>>>>

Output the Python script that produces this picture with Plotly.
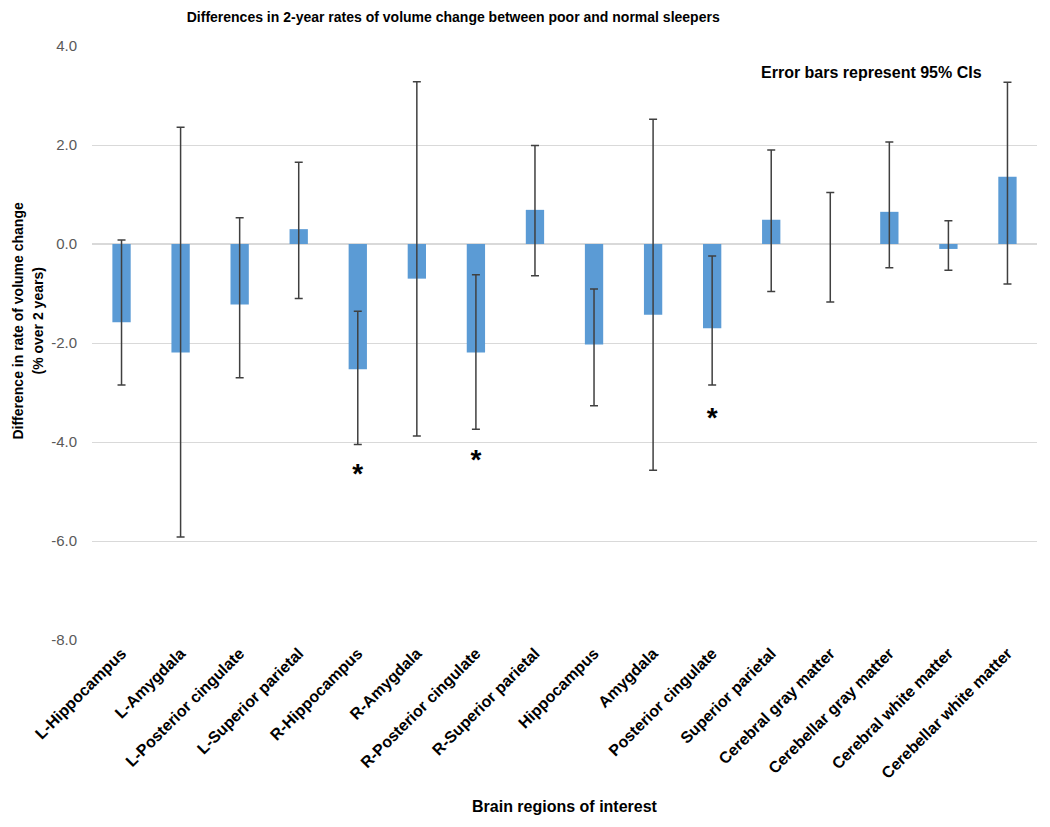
import plotly.graph_objects as go

# Brain regions and differences in 2-year rate of volume change (%)
regions = [
    "L-Hippocampus", "L-Amygdala", "L-Posterior cingulate", "L-Superior parietal",
    "R-Hippocampus", "R-Amygdala", "R-Posterior cingulate", "R-Superior parietal",
    "Hippocampus", "Amygdala", "Posterior cingulate", "Superior parietal",
    "Cerebral gray matter", "Cerebellar gray matter", "Cerebral white matter",
    "Cerebellar white matter",
]
diff = [-1.58, -2.19, -1.22, 0.30, -2.53, -0.70, -2.19, 0.69,
        -2.03, -1.43, -1.70, 0.49, 0.0, 0.65, -0.10, 1.36]
ci_upper = [0.08, 2.36, 0.53, 1.65, -1.36, 3.28, -0.62, 1.99,
            -0.91, 2.52, -0.24, 1.90, 1.04, 2.06, 0.47, 3.27]
ci_lower = [-2.85, -5.92, -2.70, -1.10, -4.05, -3.88, -3.74, -0.64,
            -3.27, -4.57, -2.85, -0.96, -1.17, -0.48, -0.53, -0.81]

# significance markers
star_regions = ["R-Hippocampus", "R-Posterior cingulate", "Posterior cingulate"]
star_y = [-4.68, -4.41, -3.56]

y_ticks = [-8, -6, -4, -2, 0, 2, 4]
y_ticktext = ["-8.0", "-6.0", "-4.0", "-2.0", "0.0", "2.0", "4.0"]

font = "Arial, Liberation Sans, sans-serif"

err_plus = [u - v for u, v in zip(ci_upper, diff)]
err_minus = [v - l for v, l in zip(diff, ci_lower)]

fig = go.Figure()
fig.add_trace(go.Bar(
    x=regions, y=diff,
    marker=dict(color="#5b9bd5", line=dict(width=0)),
    width=0.31,
    error_y=dict(type="data", array=err_plus, arrayminus=err_minus,
                 color="#404040", thickness=1.5, width=4),
    showlegend=False,
))
fig.add_trace(go.Scatter(
    x=star_regions, y=star_y, mode="text", text=["<b>*</b>"] * len(star_regions),
    textfont=dict(family=font, size=28, color="black"),
    showlegend=False, hoverinfo="skip",
))

fig.update_layout(
    width=1050, height=827,
    margin=dict(l=83.5, r=21, t=38, b=195),
    paper_bgcolor="white", plot_bgcolor="white",
    font=dict(family=font, color="#000000"),
    title=dict(
        text="<b>Differences in 2-year rates of volume change between poor and normal sleepers</b>",
        x=0.424, xanchor="center", y=0.989, yanchor="middle",
        font=dict(size=14, color="#000000"),
    ),
    xaxis=dict(
        tickangle=-45, showgrid=False, zeroline=False, showline=False,
        tickfont=dict(size=16, color="#000000", family=font, weight="bold"),
    ),
    yaxis=dict(
        range=[-8, 4], tickvals=y_ticks, ticktext=y_ticktext,
        showgrid=True, gridcolor="#d9d9d9", gridwidth=1.2,
        zeroline=True, zerolinecolor="#d9d9d9", zerolinewidth=1.5,
        showline=False, ticks="", ticklabelstandoff=14,
        tickfont=dict(size=15, color="#595959"),
    ),
    annotations=[
        dict(text="<b>Difference in rate of volume change</b>",
             xref="paper", yref="paper", x=-0.0788, y=0.537, textangle=-90,
             showarrow=False, font=dict(size=14, color="#000000"),
             xanchor="center", yanchor="middle"),
        dict(text="<b>(% over 2 years)</b>",
             xref="paper", yref="paper", x=-0.0566, y=0.537, textangle=-90,
             showarrow=False, font=dict(size=14, color="#000000"),
             xanchor="center", yanchor="middle"),
        dict(text="<b>Brain regions of interest</b>",
             xref="paper", yref="paper", x=0.5, y=-0.281,
             showarrow=False, font=dict(size=16, color="#000000"),
             xanchor="center", yanchor="middle"),
        dict(text="<b>Error bars represent 95% CIs</b>",
             xref="paper", yref="paper", x=0.825, y=0.955,
             showarrow=False, font=dict(size=16, color="#000000"),
             xanchor="center", yanchor="middle"),
    ],
)

fig.write_html("out.html")
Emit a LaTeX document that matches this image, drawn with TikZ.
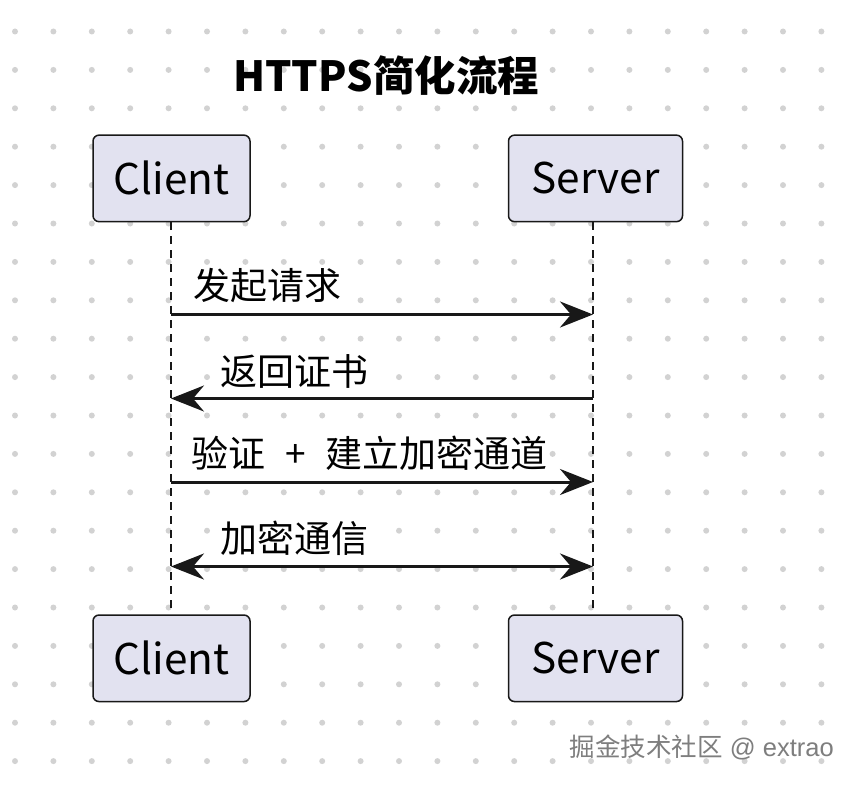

<<<<

• Goal
Repeat, exactly and in full, each line from the start of the data to the line that contains "-3.27, -4.57, -2.85, -0.96, -1.17, -0.48, -0.53, -0.81]". Pictures do not go in.

• Output of the exercise
Output the Python script that produces this picture with Plotly.
import plotly.graph_objects as go

# Brain regions and differences in 2-year rate of volume change (%)
regions = [
    "L-Hippocampus", "L-Amygdala", "L-Posterior cingulate", "L-Superior parietal",
    "R-Hippocampus", "R-Amygdala", "R-Posterior cingulate", "R-Superior parietal",
    "Hippocampus", "Amygdala", "Posterior cingulate", "Superior parietal",
    "Cerebral gray matter", "Cerebellar gray matter", "Cerebral white matter",
    "Cerebellar white matter",
]
diff = [-1.58, -2.19, -1.22, 0.30, -2.53, -0.70, -2.19, 0.69,
        -2.03, -1.43, -1.70, 0.49, 0.0, 0.65, -0.10, 1.36]
ci_upper = [0.08, 2.36, 0.53, 1.65, -1.36, 3.28, -0.62, 1.99,
            -0.91, 2.52, -0.24, 1.90, 1.04, 2.06, 0.47, 3.27]
ci_lower = [-2.85, -5.92, -2.70, -1.10, -4.05, -3.88, -3.74, -0.64,
            -3.27, -4.57, -2.85, -0.96, -1.17, -0.48, -0.53, -0.81]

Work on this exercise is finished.